### Supplied material
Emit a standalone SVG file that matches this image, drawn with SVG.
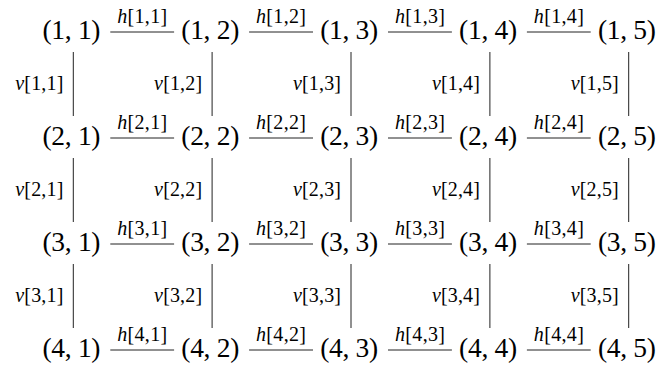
<svg xmlns="http://www.w3.org/2000/svg" width="657" height="369" viewBox="0 0 657 369">
<style>
.n{font-family:"Liberation Serif","Times New Roman",serif;font-size:27.5px;fill:#000;text-anchor:middle}
.l{font-family:"Liberation Serif","Times New Roman",serif;font-size:20px;fill:#000}
.h{text-anchor:middle}
.v{text-anchor:end}
.i{font-style:italic}
.e{stroke:#222;stroke-width:1;fill:none}
</style>
<rect width="657" height="369" fill="#fff"/>
<g id="nodes">
<g id="n11"><text class="n" x="71.5" y="39" textLength="58" lengthAdjust="spacing">(1, 1)</text></g>
<g id="n12"><text class="n" x="210.3" y="39" textLength="58" lengthAdjust="spacing">(1, 2)</text></g>
<g id="n13"><text class="n" x="349.2" y="39" textLength="58" lengthAdjust="spacing">(1, 3)</text></g>
<g id="n14"><text class="n" x="488.1" y="39" textLength="58" lengthAdjust="spacing">(1, 4)</text></g>
<g id="n15"><text class="n" x="626.9" y="39" textLength="58" lengthAdjust="spacing">(1, 5)</text></g>
<g id="n21"><text class="n" x="71.5" y="145" textLength="58" lengthAdjust="spacing">(2, 1)</text></g>
<g id="n22"><text class="n" x="210.3" y="145" textLength="58" lengthAdjust="spacing">(2, 2)</text></g>
<g id="n23"><text class="n" x="349.2" y="145" textLength="58" lengthAdjust="spacing">(2, 3)</text></g>
<g id="n24"><text class="n" x="488.1" y="145" textLength="58" lengthAdjust="spacing">(2, 4)</text></g>
<g id="n25"><text class="n" x="626.9" y="145" textLength="58" lengthAdjust="spacing">(2, 5)</text></g>
<g id="n31"><text class="n" x="71.5" y="251" textLength="58" lengthAdjust="spacing">(3, 1)</text></g>
<g id="n32"><text class="n" x="210.3" y="251" textLength="58" lengthAdjust="spacing">(3, 2)</text></g>
<g id="n33"><text class="n" x="349.2" y="251" textLength="58" lengthAdjust="spacing">(3, 3)</text></g>
<g id="n34"><text class="n" x="488.1" y="251" textLength="58" lengthAdjust="spacing">(3, 4)</text></g>
<g id="n35"><text class="n" x="626.9" y="251" textLength="58" lengthAdjust="spacing">(3, 5)</text></g>
<g id="n41"><text class="n" x="71.5" y="357" textLength="58" lengthAdjust="spacing">(4, 1)</text></g>
<g id="n42"><text class="n" x="210.3" y="357" textLength="58" lengthAdjust="spacing">(4, 2)</text></g>
<g id="n43"><text class="n" x="349.2" y="357" textLength="58" lengthAdjust="spacing">(4, 3)</text></g>
<g id="n44"><text class="n" x="488.1" y="357" textLength="58" lengthAdjust="spacing">(4, 4)</text></g>
<g id="n45"><text class="n" x="626.9" y="357" textLength="58" lengthAdjust="spacing">(4, 5)</text></g>
</g>
<g id="connectors">
<g id="horizontal">
<path class="e" d="M110.3 32H174.1M249.1 32H313M388 32H451.9M526.9 32H590.7"/>
<path class="e" d="M110.3 138H174.1M249.1 138H313M388 138H451.9M526.9 138H590.7"/>
<path class="e" d="M110.3 244H174.1M249.1 244H313M388 244H451.9M526.9 244H590.7"/>
<path class="e" d="M110.3 350H174.1M249.1 350H313M388 350H451.9M526.9 350H590.7"/>
<text class="l h" x="142.2" y="23" textLength="50" lengthAdjust="spacing"><tspan class="i">h</tspan>[1,1]</text>
<text class="l h" x="281" y="23" textLength="50" lengthAdjust="spacing"><tspan class="i">h</tspan>[1,2]</text>
<text class="l h" x="420" y="23" textLength="50" lengthAdjust="spacing"><tspan class="i">h</tspan>[1,3]</text>
<text class="l h" x="558.8" y="23" textLength="50" lengthAdjust="spacing"><tspan class="i">h</tspan>[1,4]</text>
<text class="l h" x="142.2" y="129" textLength="50" lengthAdjust="spacing"><tspan class="i">h</tspan>[2,1]</text>
<text class="l h" x="281" y="129" textLength="50" lengthAdjust="spacing"><tspan class="i">h</tspan>[2,2]</text>
<text class="l h" x="420" y="129" textLength="50" lengthAdjust="spacing"><tspan class="i">h</tspan>[2,3]</text>
<text class="l h" x="558.8" y="129" textLength="50" lengthAdjust="spacing"><tspan class="i">h</tspan>[2,4]</text>
<text class="l h" x="142.2" y="235" textLength="50" lengthAdjust="spacing"><tspan class="i">h</tspan>[3,1]</text>
<text class="l h" x="281" y="235" textLength="50" lengthAdjust="spacing"><tspan class="i">h</tspan>[3,2]</text>
<text class="l h" x="420" y="235" textLength="50" lengthAdjust="spacing"><tspan class="i">h</tspan>[3,3]</text>
<text class="l h" x="558.8" y="235" textLength="50" lengthAdjust="spacing"><tspan class="i">h</tspan>[3,4]</text>
<text class="l h" x="142.2" y="341" textLength="50" lengthAdjust="spacing"><tspan class="i">h</tspan>[4,1]</text>
<text class="l h" x="281" y="341" textLength="50" lengthAdjust="spacing"><tspan class="i">h</tspan>[4,2]</text>
<text class="l h" x="420" y="341" textLength="50" lengthAdjust="spacing"><tspan class="i">h</tspan>[4,3]</text>
<text class="l h" x="558.8" y="341" textLength="50" lengthAdjust="spacing"><tspan class="i">h</tspan>[4,4]</text>
</g>
<g id="vertical">
<path class="e" d="M73.3 52V116M212.1 52V116M351 52V116M489.9 52V116M628.7 52V116"/>
<path class="e" d="M73.3 158V222M212.1 158V222M351 158V222M489.9 158V222M628.7 158V222"/>
<path class="e" d="M73.3 264V328M212.1 264V328M351 264V328M489.9 264V328M628.7 264V328"/>
<text class="l v" x="63.3" y="90" textLength="48" lengthAdjust="spacing"><tspan class="i">v</tspan>[1,1]</text>
<text class="l v" x="202.1" y="90" textLength="48" lengthAdjust="spacing"><tspan class="i">v</tspan>[1,2]</text>
<text class="l v" x="341" y="90" textLength="48" lengthAdjust="spacing"><tspan class="i">v</tspan>[1,3]</text>
<text class="l v" x="479.9" y="90" textLength="48" lengthAdjust="spacing"><tspan class="i">v</tspan>[1,4]</text>
<text class="l v" x="618.7" y="90" textLength="48" lengthAdjust="spacing"><tspan class="i">v</tspan>[1,5]</text>
<text class="l v" x="63.3" y="196" textLength="48" lengthAdjust="spacing"><tspan class="i">v</tspan>[2,1]</text>
<text class="l v" x="202.1" y="196" textLength="48" lengthAdjust="spacing"><tspan class="i">v</tspan>[2,2]</text>
<text class="l v" x="341" y="196" textLength="48" lengthAdjust="spacing"><tspan class="i">v</tspan>[2,3]</text>
<text class="l v" x="479.9" y="196" textLength="48" lengthAdjust="spacing"><tspan class="i">v</tspan>[2,4]</text>
<text class="l v" x="618.7" y="196" textLength="48" lengthAdjust="spacing"><tspan class="i">v</tspan>[2,5]</text>
<text class="l v" x="63.3" y="302" textLength="48" lengthAdjust="spacing"><tspan class="i">v</tspan>[3,1]</text>
<text class="l v" x="202.1" y="302" textLength="48" lengthAdjust="spacing"><tspan class="i">v</tspan>[3,2]</text>
<text class="l v" x="341" y="302" textLength="48" lengthAdjust="spacing"><tspan class="i">v</tspan>[3,3]</text>
<text class="l v" x="479.9" y="302" textLength="48" lengthAdjust="spacing"><tspan class="i">v</tspan>[3,4]</text>
<text class="l v" x="618.7" y="302" textLength="48" lengthAdjust="spacing"><tspan class="i">v</tspan>[3,5]</text>
</g>
</g>
</svg>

### Exercise prompt
Extract every line of the data exactly; pictures stay out.

### Response to the exercise
Emit a standalone SVG file that matches this image, drawn with SVG.
<svg xmlns="http://www.w3.org/2000/svg" width="657" height="369" viewBox="0 0 657 369">
<style>
.n{font-family:"Liberation Serif","Times New Roman",serif;font-size:27.5px;fill:#000;text-anchor:middle}
.l{font-family:"Liberation Serif","Times New Roman",serif;font-size:20px;fill:#000}
.h{text-anchor:middle}
.v{text-anchor:end}
.i{font-style:italic}
.e{stroke:#222;stroke-width:1;fill:none}
</style>
<rect width="657" height="369" fill="#fff"/>
<g id="nodes">
<g id="n11"><text class="n" x="71.5" y="39" textLength="58" lengthAdjust="spacing">(1, 1)</text></g>
<g id="n12"><text class="n" x="210.3" y="39" textLength="58" lengthAdjust="spacing">(1, 2)</text></g>
<g id="n13"><text class="n" x="349.2" y="39" textLength="58" lengthAdjust="spacing">(1, 3)</text></g>
<g id="n14"><text class="n" x="488.1" y="39" textLength="58" lengthAdjust="spacing">(1, 4)</text></g>
<g id="n15"><text class="n" x="626.9" y="39" textLength="58" lengthAdjust="spacing">(1, 5)</text></g>
<g id="n21"><text class="n" x="71.5" y="145" textLength="58" lengthAdjust="spacing">(2, 1)</text></g>
<g id="n22"><text class="n" x="210.3" y="145" textLength="58" lengthAdjust="spacing">(2, 2)</text></g>
<g id="n23"><text class="n" x="349.2" y="145" textLength="58" lengthAdjust="spacing">(2, 3)</text></g>
<g id="n24"><text class="n" x="488.1" y="145" textLength="58" lengthAdjust="spacing">(2, 4)</text></g>
<g id="n25"><text class="n" x="626.9" y="145" textLength="58" lengthAdjust="spacing">(2, 5)</text></g>
<g id="n31"><text class="n" x="71.5" y="251" textLength="58" lengthAdjust="spacing">(3, 1)</text></g>
<g id="n32"><text class="n" x="210.3" y="251" textLength="58" lengthAdjust="spacing">(3, 2)</text></g>
<g id="n33"><text class="n" x="349.2" y="251" textLength="58" lengthAdjust="spacing">(3, 3)</text></g>
<g id="n34"><text class="n" x="488.1" y="251" textLength="58" lengthAdjust="spacing">(3, 4)</text></g>
<g id="n35"><text class="n" x="626.9" y="251" textLength="58" lengthAdjust="spacing">(3, 5)</text></g>
<g id="n41"><text class="n" x="71.5" y="357" textLength="58" lengthAdjust="spacing">(4, 1)</text></g>
<g id="n42"><text class="n" x="210.3" y="357" textLength="58" lengthAdjust="spacing">(4, 2)</text></g>
<g id="n43"><text class="n" x="349.2" y="357" textLength="58" lengthAdjust="spacing">(4, 3)</text></g>
<g id="n44"><text class="n" x="488.1" y="357" textLength="58" lengthAdjust="spacing">(4, 4)</text></g>
<g id="n45"><text class="n" x="626.9" y="357" textLength="58" lengthAdjust="spacing">(4, 5)</text></g>
</g>
<g id="connectors">
<g id="horizontal">
<path class="e" d="M110.3 32H174.1M249.1 32H313M388 32H451.9M526.9 32H590.7"/>
<path class="e" d="M110.3 138H174.1M249.1 138H313M388 138H451.9M526.9 138H590.7"/>
<path class="e" d="M110.3 244H174.1M249.1 244H313M388 244H451.9M526.9 244H590.7"/>
<path class="e" d="M110.3 350H174.1M249.1 350H313M388 350H451.9M526.9 350H590.7"/>
<text class="l h" x="142.2" y="23" textLength="50" lengthAdjust="spacing"><tspan class="i">h</tspan>[1,1]</text>
<text class="l h" x="281" y="23" textLength="50" lengthAdjust="spacing"><tspan class="i">h</tspan>[1,2]</text>
<text class="l h" x="420" y="23" textLength="50" lengthAdjust="spacing"><tspan class="i">h</tspan>[1,3]</text>
<text class="l h" x="558.8" y="23" textLength="50" lengthAdjust="spacing"><tspan class="i">h</tspan>[1,4]</text>
<text class="l h" x="142.2" y="129" textLength="50" lengthAdjust="spacing"><tspan class="i">h</tspan>[2,1]</text>
<text class="l h" x="281" y="129" textLength="50" lengthAdjust="spacing"><tspan class="i">h</tspan>[2,2]</text>
<text class="l h" x="420" y="129" textLength="50" lengthAdjust="spacing"><tspan class="i">h</tspan>[2,3]</text>
<text class="l h" x="558.8" y="129" textLength="50" lengthAdjust="spacing"><tspan class="i">h</tspan>[2,4]</text>
<text class="l h" x="142.2" y="235" textLength="50" lengthAdjust="spacing"><tspan class="i">h</tspan>[3,1]</text>
<text class="l h" x="281" y="235" textLength="50" lengthAdjust="spacing"><tspan class="i">h</tspan>[3,2]</text>
<text class="l h" x="420" y="235" textLength="50" lengthAdjust="spacing"><tspan class="i">h</tspan>[3,3]</text>
<text class="l h" x="558.8" y="235" textLength="50" lengthAdjust="spacing"><tspan class="i">h</tspan>[3,4]</text>
<text class="l h" x="142.2" y="341" textLength="50" lengthAdjust="spacing"><tspan class="i">h</tspan>[4,1]</text>
<text class="l h" x="281" y="341" textLength="50" lengthAdjust="spacing"><tspan class="i">h</tspan>[4,2]</text>
<text class="l h" x="420" y="341" textLength="50" lengthAdjust="spacing"><tspan class="i">h</tspan>[4,3]</text>
<text class="l h" x="558.8" y="341" textLength="50" lengthAdjust="spacing"><tspan class="i">h</tspan>[4,4]</text>
</g>
<g id="vertical">
<path class="e" d="M73.3 52V116M212.1 52V116M351 52V116M489.9 52V116M628.7 52V116"/>
<path class="e" d="M73.3 158V222M212.1 158V222M351 158V222M489.9 158V222M628.7 158V222"/>
<path class="e" d="M73.3 264V328M212.1 264V328M351 264V328M489.9 264V328M628.7 264V328"/>
<text class="l v" x="63.3" y="90" textLength="48" lengthAdjust="spacing"><tspan class="i">v</tspan>[1,1]</text>
<text class="l v" x="202.1" y="90" textLength="48" lengthAdjust="spacing"><tspan class="i">v</tspan>[1,2]</text>
<text class="l v" x="341" y="90" textLength="48" lengthAdjust="spacing"><tspan class="i">v</tspan>[1,3]</text>
<text class="l v" x="479.9" y="90" textLength="48" lengthAdjust="spacing"><tspan class="i">v</tspan>[1,4]</text>
<text class="l v" x="618.7" y="90" textLength="48" lengthAdjust="spacing"><tspan class="i">v</tspan>[1,5]</text>
<text class="l v" x="63.3" y="196" textLength="48" lengthAdjust="spacing"><tspan class="i">v</tspan>[2,1]</text>
<text class="l v" x="202.1" y="196" textLength="48" lengthAdjust="spacing"><tspan class="i">v</tspan>[2,2]</text>
<text class="l v" x="341" y="196" textLength="48" lengthAdjust="spacing"><tspan class="i">v</tspan>[2,3]</text>
<text class="l v" x="479.9" y="196" textLength="48" lengthAdjust="spacing"><tspan class="i">v</tspan>[2,4]</text>
<text class="l v" x="618.7" y="196" textLength="48" lengthAdjust="spacing"><tspan class="i">v</tspan>[2,5]</text>
<text class="l v" x="63.3" y="302" textLength="48" lengthAdjust="spacing"><tspan class="i">v</tspan>[3,1]</text>
<text class="l v" x="202.1" y="302" textLength="48" lengthAdjust="spacing"><tspan class="i">v</tspan>[3,2]</text>
<text class="l v" x="341" y="302" textLength="48" lengthAdjust="spacing"><tspan class="i">v</tspan>[3,3]</text>
<text class="l v" x="479.9" y="302" textLength="48" lengthAdjust="spacing"><tspan class="i">v</tspan>[3,4]</text>
<text class="l v" x="618.7" y="302" textLength="48" lengthAdjust="spacing"><tspan class="i">v</tspan>[3,5]</text>
</g>
</g>
</svg>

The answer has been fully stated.